Partick Football and Cricket Club
- Full name: Partick Football Club
- Founded: 1875
- Dissolved: 1885
- Ground: Inchview
| Home colours |

= Partick F.C. (1875) =

Former association football club in Scotland

Partick Football Club was a football club based in the burgh of Partick (now part of the city of Glasgow), Scotland. The club was founded in 1875 and played their home games at Inchview on Dumbarton Road in the Whiteinch neighbourhood until they went defunct in 1885.

==History==
In the early uptake of football in the west of Scotland, many clubs were formed in conjunction with the practice of cricket – the first-ever international football match had been played at Hamilton Crescent cricket ground in Partick in 1872. Partick F.C. were formed for enthusiasts of both sports on 23 March 1875, and developed their basic grounds during that summer. The Scottish Football League would not be formed for some years, but Partick immediately applied for membership of the Scottish Football Association and entered the Scottish Cup from the 1875–76 season.

Through connections of players including William Kirkham, matches were organised between Partick and Lancashire teams Darwen and Blackburn Rovers – among the earliest cross-border fixtures – with the Scottish team winning most of them, some by large margins. Although officially amateur, the English clubs enticed some of Partick's players south to play for them, including Jimmy Love and Fergie Suter, now recognised as the first professional footballers, and William Struthers (a guest player from Rangers) who became one of the first managers of Bolton Wanderers.

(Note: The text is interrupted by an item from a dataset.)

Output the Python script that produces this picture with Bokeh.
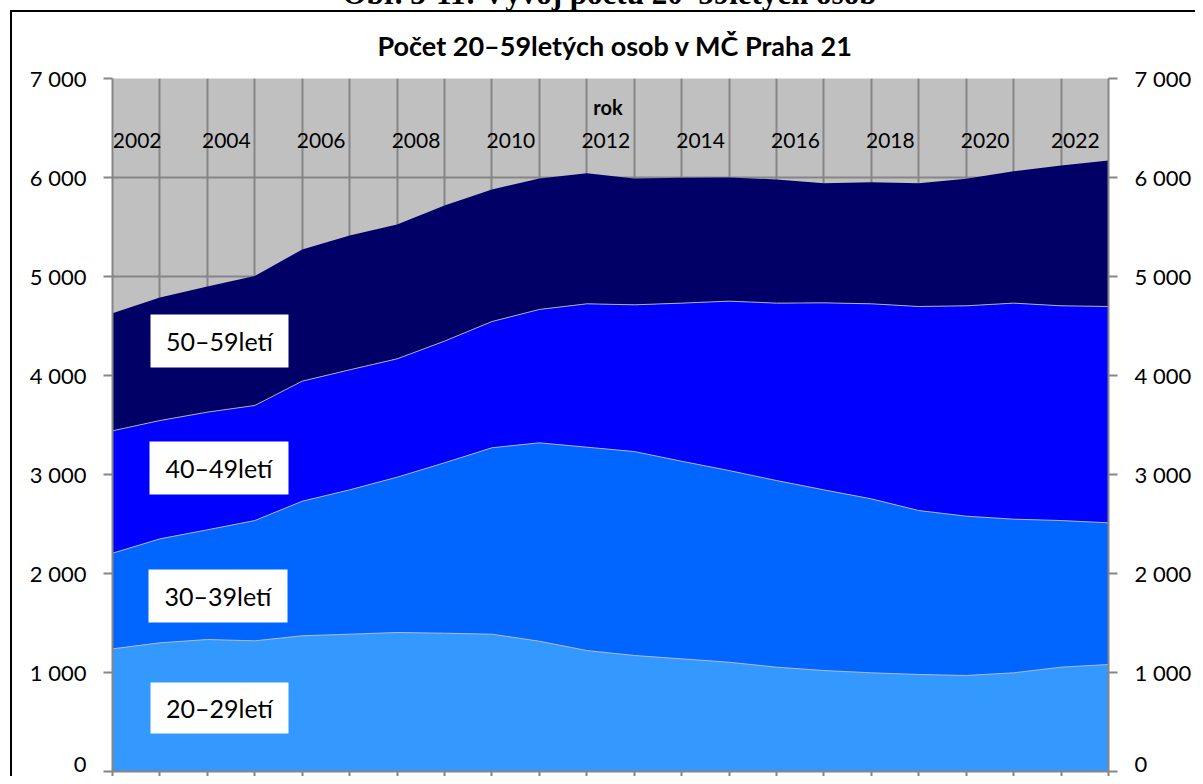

Partick had little impact on the Scottish Cup, and a local rival emerged in the form of Partick Thistle who also moved to Whiteinch (though a different ground) in 1880. Partick won their first meeting that year at Inchview by a 5–1 scoreline, but Thistle also began to compete in the Scottish Cup, won the next meetings 5–2 and 3–1, continued that run the following year and increased their popularity among locals after moving nearer to the heart of the burgh at Muir Park (close to Hamilton Crescent) in 1883. That year, both clubs joined the newly formed Glasgow Football Association.

In summer 1885, it was announced that Partick F.C. had gone defunct and Partick Thistle would be moving in as tenants at Inchview; they continued to play there until 1897 (although not stated as a merger or takeover at the time, effectively that is what occurred).

==Colours==

The club played in red and blue one-inch hooped jerseys and hose, with white knickers, until 1880. Until the club's final season it wore white shirts and navy knickers, and then changed to the West of Scotland rugby colours of black, red, and gold; later coincidentally adopted by Partick Thistle.

==Ground==

The club played at Inchview Park in Whiteinch.